What is love?
Is love not caring how the person is at times? Is it finding the little things adorable? Is it snoring? I don't know what to do with this whole love business. Maybe I just watch way too many films and have an unrealistic point of view of how relationships should begin and continue.
With him I feel like I can take my time. Kissing and making out is just part of showing my interest in him. I love talking to him about philosophical problems and life and films. We can have actual conversations and I'm not afraid. So now, is this what we call love? Or is it just plain admiration?
I wonder if we grow to love people. I feel that at my age now, I know a little bit more about love. But what age will I know for sure that I am absolutely in love? My mother or adults in general, always say that young people have no idea what love means. Does love in this current society equal to being financially stable together and raising a family?
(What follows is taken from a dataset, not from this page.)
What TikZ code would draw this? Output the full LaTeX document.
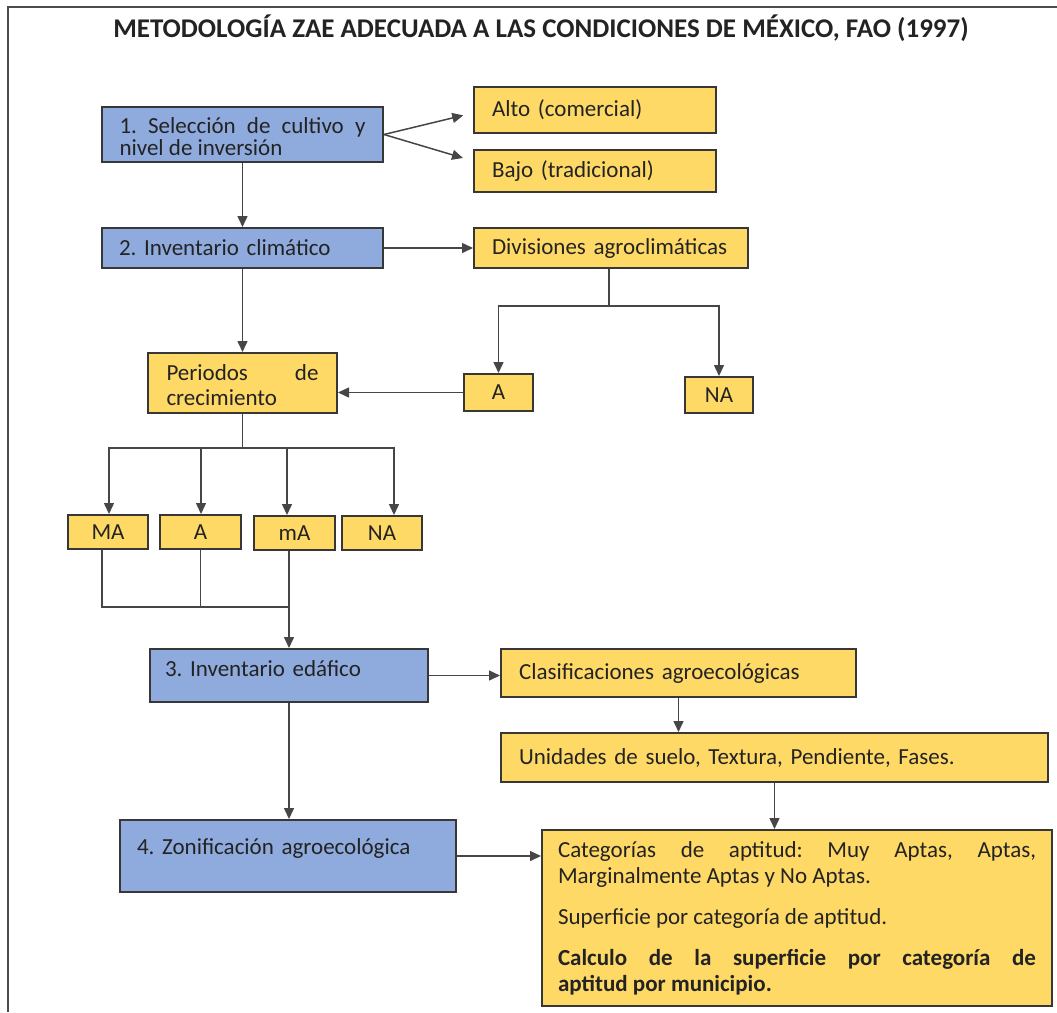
\documentclass[tikz,border=0pt]{standalone}
\usepackage{fontspec}
\setmainfont{Carlito}
\usetikzlibrary{arrows.meta}
\definecolor{bluefill}{RGB}{143,170,220}
\definecolor{yellowfill}{RGB}{255,217,102}
\definecolor{edgec}{RGB}{55,55,55}
\definecolor{wire}{RGB}{70,70,70}
\definecolor{ink}{RGB}{35,35,35}
\begin{document}
\begin{tikzpicture}[x=1pt,y=-1pt,
 box/.style={draw=edgec, line width=2pt, rectangle, inner sep=0pt, text=ink,
   font=\fontsize{23}{22}\selectfont\hyphenpenalty10000\frenchspacing\parindent0pt},
 bluebox/.style={box, fill=bluefill},
 yelbox/.style={box, fill=yellowfill},
 arr/.style={draw=wire, line width=1.5pt, -{Triangle[length=11pt,width=10pt]}},
 ln/.style={draw=wire, line width=1.5pt},
]
\useasboundingbox (0,0) rectangle (1057,1012);
\draw[line width=2pt, color=gray!60!black] (8,1012) -- (8,7) -- (1057,7);

\node[font=\fontsize{27}{30}\selectfont\bfseries, text=ink] (title) at (541,28)
  {METODOLOGÍA ZAE ADECUADA A LAS CONDICIONES DE MÉXICO, FAO (1997)};

\node[bluebox, minimum width=281pt, minimum height=55pt, text width=246pt, align=justify,
  text height=20pt, text depth=23pt] (b1) at (242.5,134.5)
  {1. Selección de cultivo y\linebreak nivel de inversión};
\node[bluebox, minimum width=281pt, minimum height=40pt, text width=247pt, align=left] (b2) at (242.5,248)
  {2. Inventario climático};
\node[yelbox, minimum width=242pt, minimum height=46pt, text width=206pt, align=left] (alto) at (595,110)
  {Alto (comercial)};
\node[yelbox, minimum width=242pt, minimum height=42pt, text width=206pt, align=left] (bajo) at (595,171)
  {Bajo (tradicional)};
\node[yelbox, minimum width=274pt, minimum height=40pt, text width=238pt, align=left] (div) at (611,248)
  {Divisiones agroclimáticas};
\node[yelbox, minimum width=189pt, minimum height=60pt, text width=152pt, align=justify,
  font=\fontsize{23}{25}\selectfont\hyphenpenalty10000\frenchspacing\parindent0pt,
  text height=20pt, text depth=26pt] (PC) at (242.5,383)
  {Periodos de\linebreak crecimiento};
\node[yelbox, minimum width=69pt, minimum height=37pt] (A1) at (498.5,392.5) {A};
\node[yelbox, minimum width=68pt, minimum height=36pt] (NA1) at (719,395) {NA};
\node[yelbox, minimum width=80pt, minimum height=34pt] (MA) at (108,532) {MA};
\node[yelbox, minimum width=81pt, minimum height=34pt] (A2) at (200.5,532) {A};
\node[yelbox, minimum width=81pt, minimum height=34pt] (mA) at (294.5,533) {mA};
\node[yelbox, minimum width=80pt, minimum height=34pt] (NA2) at (382,533) {NA};
\node[bluebox, minimum width=278pt, minimum height=53pt, text width=248pt, align=left, text depth=13pt] (b3) at (289,675.5)
  {3. Inventario edáfico};
\node[yelbox, minimum width=355pt, minimum height=48pt, text width=319pt, align=left] (cl) at (678.5,673)
  {Clasificaciones agroecológicas};
\node[yelbox, minimum width=547pt, minimum height=49pt, text width=511pt, align=left] (un) at (774.5,757.5)
  {Unidades de suelo, Textura, Pendiente, Fases.};
\node[bluebox, minimum width=336pt, minimum height=72pt, text width=302pt, align=left, text depth=19pt] (b4) at (288,856)
  {4. Zonificación agroecológica};
\node[yelbox, minimum width=510pt, minimum height=176pt, text width=478pt, align=justify,
  font=\fontsize{23}{26}\selectfont\hyphenpenalty10000\frenchspacing\parindent0pt] (big) at (797,918)
  {Categorías de aptitud: Muy Aptas, Aptas,\linebreak Marginalmente Aptas y No Aptas.\par\vspace{15pt}
   Superficie por categoría de aptitud.\par\vspace{15pt}
   \textbf{Calculo de la superficie por categoría de\linebreak aptitud por municipio.}};

% connectors
\draw[arr, shorten >=10pt] (b1.east) -- ([yshift=-3pt]alto.west);
\draw[arr] (b1.east) -- ([xshift=-10pt,yshift=13pt]bajo.west);
\draw[arr] (b1.south) -- (b2.north);
\draw[arr] (b2.east) -- (div.west);
\draw[arr] (b2.south) -- (PC.north);

\coordinate (dj) at (609,306);
\draw[ln] (dj |- div.south) -- (dj);
\draw[arr] (dj) -| (A1.north);
\draw[arr] (dj) -| (NA1.north);
\draw[arr] (A1.west) -- (A1.west -| PC.east);

\coordinate (pj) at (242.5,448);
\draw[ln] (PC.south) -- (pj);
\draw[arr] (pj) -| ([xshift=1pt]MA.north);
\draw[arr] (pj) -| ([xshift=0.5pt]A2.north);
\draw[arr] (pj) -| ([xshift=-7.5pt]mA.north);
\draw[arr] (pj) -| ([xshift=12pt]NA2.north);

\coordinate (mj) at (289,607);
\draw[ln] ([xshift=-6pt]MA.south) |- (mj);
\draw[ln] (A2.south) -- (A2.south |- mj);
\draw[ln] (mj |- mA.south) -- (mj);
\draw[arr] (mj) -- (mj |- b3.north);

\draw[arr] (b3.south) -- (b3.south |- b4.north);
\draw[arr] (b3.east) -- (b3.east -| cl.west);
\draw[arr] (cl.south) -- (cl.south |- un.north);
\draw[arr] (un.south) -- (un.south |- big.north);
\draw[arr] (b4.east) -- (b4.east -| big.west);
\end{tikzpicture}
\end{document}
What does it mean now? Is it the butterflies, the thoughts, the anticipation? I wish adults wouldn't say that they know better. They don't know any better. There are many adults who believe they know the meaning, but honestly there is not true meaning. Meaning varies from person to person so it cannot be set in stone.
I wonder if I have ever loved. I believe I loved the last two in my life. They were special and hold a special place in my heart. Currently theres this one. I think I may love this guy. His little snores and leg twitching as he sleeps. The way he looks at me before we kiss. The way he kisses my neck and makes me feel amazing. His sense of style and classy air. How he loves films and physics, but hates math. Finding me totally cool and interesting. His drive to discover and travel. Honestly, this may be starting to sound like obsession to the max. But maybe not.
This relationship is just at its beginning. There are plenty more things to happen to us. I have never been so happy in my life. Like everything I've done and tried is finally paying off and I am the most impressive female out there. In terms of Evolution of Human Sexuality, I am quite successful and I will choose my mate.